On certain functionals of the maximum of Brownian motion and their applications

TL;DR

This paper develops analytical tools to study functionals of the maximum of Brownian motion, including their statistical properties and applications to near-extreme value density, optimal algorithms, and constrained processes like Brownian bridges.

Contribution

It introduces new analytical methods, including path-integral and counting paths approaches, to compute the statistics of maximum functionals of Brownian motion for arbitrary functions V.

Findings

Derived formulas for the density of states near the maximum.

Connected functionals to known quantities like the area and maximum time.

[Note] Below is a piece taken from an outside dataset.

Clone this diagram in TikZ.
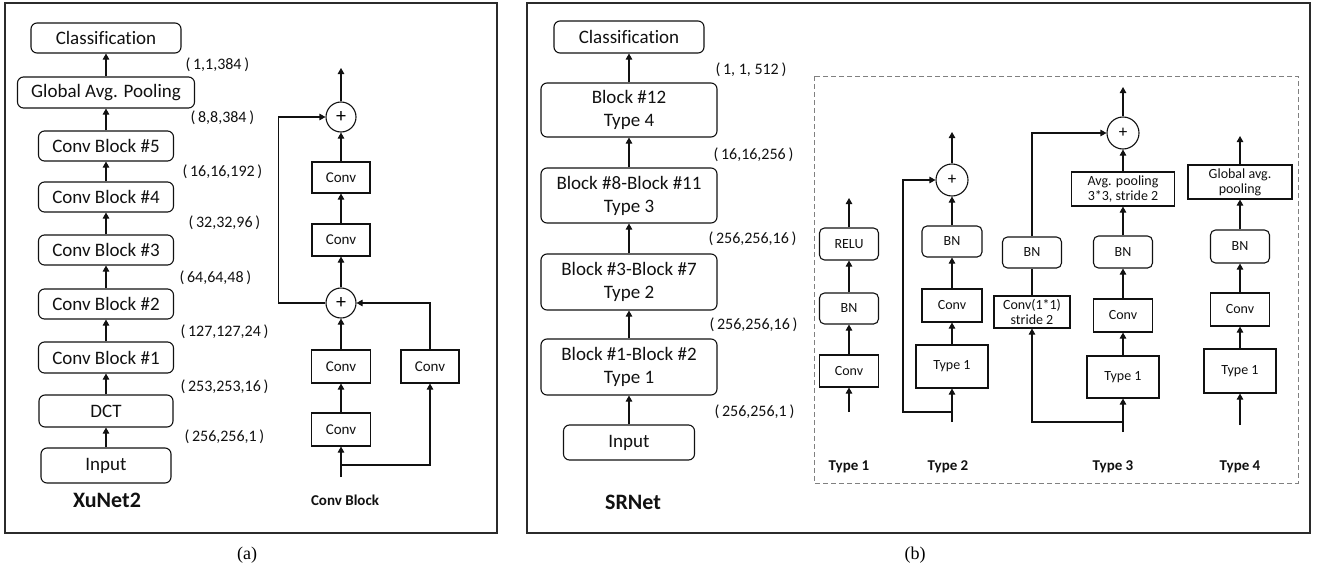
\documentclass[tikz,border=0pt]{standalone}
\usepackage{fontspec}
\setmainfont{Carlito}[Ligatures=NoCommon]
\newfontfamily\capfont{Liberation Serif}
\usetikzlibrary{arrows.meta,positioning,shapes.geometric}
\definecolor{nnink}{HTML}{111111}
\definecolor{nnframe}{HTML}{2B2B2B}
\definecolor{nndash}{HTML}{808080}
\tikzset{
  bigbox/.style={draw=nnink,line width=1.1pt,rounded corners=6pt,inner sep=0pt,
                 align=center,font=\fontsize{19}{23}\selectfont,text=nnink},
  cblk/.style={draw=nnink,line width=1.1pt,inner sep=0pt,align=center,
               font=\fontsize{15}{17}\selectfont,text=nnink},
  tblk/.style={draw=nnink,line width=1.1pt,inner sep=0pt,align=center,
               font=\fontsize{14}{15}\selectfont,text=nnink},
  tround/.style={tblk,rounded corners=5pt},
  addop/.style={circle,draw=nnink,line width=1.1pt,inner sep=0pt,
                minimum size=30pt,font=\fontsize{20}{20}\selectfont},
  arr/.style={-{Triangle[length=6pt,width=6.5pt]},line width=1.1pt,draw=nnink},
  line/.style={line width=1.1pt,draw=nnink},
  dims/.style={anchor=west,font=\fontsize{16}{18}\selectfont,text=nnink},
  nettitle/.style={font=\bfseries\fontsize{22}{24}\selectfont,text=nnink},
  typelabel/.style={font=\bfseries\fontsize{15}{17}\selectfont,text=nnink},
  panel/.style={draw=nnframe,line width=1.5pt},
}

\begin{document}
\begin{tikzpicture}[x=1pt,y=-1pt]
  \useasboundingbox (0,0) rectangle (1325,570);

  % ---------- panel frames ----------
  \draw[panel] (5,3) rectangle (497,533);
  \draw[panel] (527,3) rectangle (1310,533);
  \draw[nndash,line width=1pt,dash pattern=on 5pt off 3pt] (814,76) rectangle (1298,483);

  % ---------- XuNet2 stack ----------
  \node[bigbox,minimum width=150,minimum height=30] (cls) at (106,38) {Classification};
  \node[bigbox,minimum width=177,minimum height=31] (gap) at (106,92.5) {Global Avg. Pooling};
  \node[bigbox,minimum width=135,minimum height=30] (cb5) at (106,146) {Conv Block \#5};
  \node[bigbox,minimum width=135,minimum height=30] (cb4) at (106,197) {Conv Block \#4};
  \node[bigbox,minimum width=135,minimum height=30] (cb3) at (106,250) {Conv Block \#3};
  \node[bigbox,minimum width=135,minimum height=30] (cb2) at (106,304) {Conv Block \#2};
  \node[bigbox,minimum width=135,minimum height=31] (cb1) at (106,357.5) {Conv Block \#1};
  \node[bigbox,minimum width=134,minimum height=32] (dct) at (106,411) {DCT};
  \node[bigbox,minimum width=130,minimum height=35] (inp) at (106,465.5) {Input};
  \foreach \a/\b in {inp/dct,dct/cb1,cb1/cb2,cb2/cb3,cb3/cb4,cb4/cb5,cb5/gap,gap/cls}
    {\draw[arr] (\a) -- (\b);}

  \node[dims] (xd1) at (182,65) {(\,1,1,384\,)};
  \node[dims] (xd2) at (187,118) {(\,8,8,384\,)};
  \node[dims] (xd3) at (179,172) {(\,16,16,192\,)};
  \node[dims] (xd4) at (185,223) {(\,32,32,96\,)};
  \node[dims] (xd5) at (176,278) {(\,64,64,48\,)};
  \node[dims] (xd6) at (177,332) {(\,127,127,24\,)};
  \node[dims] (xd7) at (177,387) {(\,253,253,16\,)};
  \node[dims] (xd8) at (181,437) {(\,256,256,1\,)};
  \node[nettitle] (xunet) at (107,500) {XuNet2};

  % ---------- conv block detail ----------
  \node[addop] (cadd2) at (341,117) {+};
  \node[cblk,minimum width=58,minimum height=31] (cva) at (341,177.5) {Conv};
  \node[cblk,minimum width=58,minimum height=32] (cvb) at (341,240) {Conv};
  \node[addop] (cadd1) at (341,303) {+};
  \node[cblk,minimum width=59,minimum height=33] (cvc) at (341,366.5) {Conv};
  \node[cblk,minimum width=58,minimum height=33] (cvr) at (430,366.5) {Conv};
  \node[cblk,minimum width=59,minimum height=33] (cvd) at (341,429.5) {Conv};
  \coordinate (cbin) at (341,477);
  \coordinate (cbsplit) at (341,465);
  \coordinate (cbout) at (341,68);

  \draw[arr] (cbin) -- (cvd);
  \draw[arr] (cbsplit) -| (cvr.south);
  \draw[arr] (cvd) -- (cvc);
  \draw[arr] (cvc) -- (cadd1);
  \draw[arr] (cvr.north) |- (cadd1.east);
  \draw[arr] (cadd1) -- (cvb);
  \draw[arr] (cvb) -- (cva);
  \draw[arr] (cva) -- (cadd2);
  \draw[arr] (cadd1.west) -- ++(-47,0) |- (cadd2.west);
  \draw[arr] (cadd2) -- (cbout);
  \node[typelabel] (cbname) at (345,500) {Conv Block};

  % ---------- SRNet stack ----------
  \node[bigbox,minimum width=150,minimum height=32] (scls) at (629,37) {Classification};
  \node[bigbox,minimum width=176,minimum height=54] (sb12) at (629,110) {Block \#12\\Type 4};
  \node[bigbox,minimum width=176,minimum height=55] (sb8) at (629,195.5) {Block \#8-Block \#11\\Type 3};
  \node[bigbox,minimum width=176,minimum height=56] (sb3) at (629,282) {Block \#3-Block \#7\\Type 2};
  \node[bigbox,minimum width=176,minimum height=56] (sb1) at (629,367) {Block \#1-Block \#2\\Type 1};
  \node[bigbox,minimum width=131,minimum height=35] (sinp) at (629,442.5) {Input};
  \foreach \a/\b in {sinp/sb1,sb1/sb3,sb3/sb8,sb8/sb12,sb12/scls}
    {\draw[arr] (\a) -- (\b);}

  \node[dims] (sd1) at (712,70) {(\,1, 1, 512\,)};
  \node[dims] (sd2) at (710,155) {(\,16,16,256\,)};
  \node[dims] (sd3) at (705,239) {(\,256,256,16\,)};
  \node[dims] (sd4) at (706,325) {(\,256,256,16\,)};
  \node[dims] (sd5) at (711,412) {(\,256,256,1\,)};
  \node[nettitle] (srnet) at (633,502) {SRNet};

  % ---------- type 1 ----------
  \node[tround,minimum width=59,minimum height=32] (t1relu) at (849,244) {RELU};
  \node[tround,minimum width=59,minimum height=31] (t1bn) at (849,308.5) {BN};
  \node[tblk,minimum width=59,minimum height=32] (t1conv) at (849,371) {Conv};
  \coordinate (t1in) at (849,412);
  \coordinate (t1out) at (849,198);
  \draw[arr] (t1in) -- (t1conv);
  \draw[arr] (t1conv) -- (t1bn);
  \draw[arr] (t1bn) -- (t1relu);
  \draw[arr] (t1relu) -- (t1out);

  % ---------- type 2 ----------
  \node[addop,minimum size=32,font=\fontsize{17}{17}\selectfont] (t2add) at (952,180) {+};
  \node[tround,minimum width=60,minimum height=31] (t2bn) at (952,241.5) {BN};
  \node[tblk,minimum width=60,minimum height=33] (t2conv) at (952,305.5) {Conv};
  \node[tblk,minimum width=72,minimum height=43] (t2base) at (952,366.5) {Type 1};
  \coordinate (t2in) at (952,422);
  \coordinate (t2split) at (952,412);
  \coordinate (t2out) at (952,132);
  \draw[arr] (t2in) -- (t2base);
  \draw[arr] (t2base) -- (t2conv);
  \draw[arr] (t2conv) -- (t2bn);
  \draw[arr] (t2bn) -- (t2add);
  \draw[arr] (t2split) -- ++(-49,0) |- (t2add.west);
  \draw[arr] (t2add) -- (t2out);

  % ---------- type 3 ----------
  \node[addop,minimum size=32,font=\fontsize{17}{17}\selectfont] (t3add) at (1123,133) {+};
  \node[tblk,minimum width=103,minimum height=34] (t3pool) at (1123,189) {Avg. pooling\\3*3, stride 2};
  \node[tround,minimum width=59,minimum height=32] (t3bn) at (1123,252) {BN};
  \node[tblk,minimum width=59,minimum height=33] (t3conv) at (1123,315.5) {Conv};
  \node[tblk,minimum width=72,minimum height=42] (t3base) at (1123,377) {Type 1};
  \node[tblk,minimum width=76,minimum height=32] (t3short) at (1032,312) {Conv(1*1)\\stride 2};
  \node[tround,minimum width=59,minimum height=31] (t3sbn) at (1032,252.5) {BN};
  \coordinate (t3in) at (1123,432);
  \coordinate (t3split) at (1123,422);
  \coordinate (t3out) at (1123,87);
  \draw[arr] (t3in) -- (t3base);
  \draw[arr] (t3base) -- (t3conv);
  \draw[arr] (t3conv) -- (t3bn);
  \draw[arr] (t3bn) -- (t3pool);
  \draw[arr] (t3pool) -- (t3add);
  \draw[arr] (t3split) -| (t3short.south);
  \draw[line] (t3short) -- (t3sbn);
  \draw[arr] (t3sbn.north) |- (t3add.west);
  \draw[arr] (t3add) -- (t3out);

  % ---------- type 4 ----------
  \node[tblk,minimum width=104,minimum height=34] (t4pool) at (1240,182) {Global avg.\\pooling};
  \node[tround,minimum width=59,minimum height=33] (t4bn) at (1240,246.5) {BN};
  \node[tblk,minimum width=59,minimum height=33] (t4conv) at (1240,309.5) {Conv};
  \node[tblk,minimum width=72,minimum height=44] (t4base) at (1240,371) {Type 1};
  \coordinate (t4in) at (1240,425);
  \coordinate (t4out) at (1240,136);
  \draw[arr] (t4in) -- (t4base);
  \draw[arr] (t4base) -- (t4conv);
  \draw[arr] (t4conv) -- (t4bn);
  \draw[arr] (t4bn) -- (t4pool);
  \draw[arr] (t4pool) -- (t4out);

  % ---------- type names ----------
  \node[typelabel] (n1) at (849,467) {Type 1};
  \node[typelabel] (n2) at (948,467) {Type 2};
  \node[typelabel] (n3) at (1113,467) {Type 3};
  \node[typelabel] (n4) at (1240,467) {Type 4};

  % ---------- captions ----------
  \node[font=\capfont\fontsize{18}{20}\selectfont] (capa) at (247,555) {(a)};
  \node[font=\capfont\fontsize{18}{20}\selectfont] (capb) at (915,555) {(b)};
\end{tikzpicture}
\end{document}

Extended methods to constrained Brownian motions such as bridges.

Abstract

We consider a Brownian motion (BM) $x(\tau)$ and its maximal value $x_{\max} = \max_{0 \leq \tau \leq t} x(\tau)$ on a fixed time interval $[0,t]$. We study functionals of the maximum of the BM, of the form ${\cal O}_{\max}(t)=\int_0^t\, V(x_{\max} - x(\tau)) {\rm d} \tau$ where $V(x)$ can be any arbitrary function and develop various analytical tools to compute their statistical properties. These tools rely in particular on (i) a "counting paths" method and (ii) a path-integral approach. In particular, we focus on the case where $V(x) = \delta(x-r)$, with $r$ a real parameter, which is relevant to study the density of near-extreme values of the BM (the so called density of states), $\rho(r,t)$, which is the local time of the BM spent at given distance $r$ from the maximum. We also provide a thorough analysis of the family of functionals ${T}_{\alpha}(t)=\int_0^t (x_{\max} - x(\tau))^\alpha \, {\rm d}\tau$, corresponding to $V(x) = x^\alpha$, with $\alpha$ real. As $\alpha$ is varied, $T_\alpha(t)$ interpolates between different interesting observables. For instance, for $\alpha =1$, $T_{\alpha = 1}(t)$ is a random variable of the "area", or "Airy", type while for $\alpha=-1/2$ it corresponds to the maximum time spent by a ballistic particle through a Brownian random potential. On the other hand, for $\alpha = -1$, it corresponds to the cost of the optimal algorithm to find the maximum of a discrete random walk, proposed by Odlyzko. We revisit here, using tools of theoretical physics, the statistical properties of this algorithm which had been studied before using probabilistic methods. Finally, we extend our methods to constrained BM, including in particular the Brownian bridge, i.e., the Brownian motion starting and ending at the origin.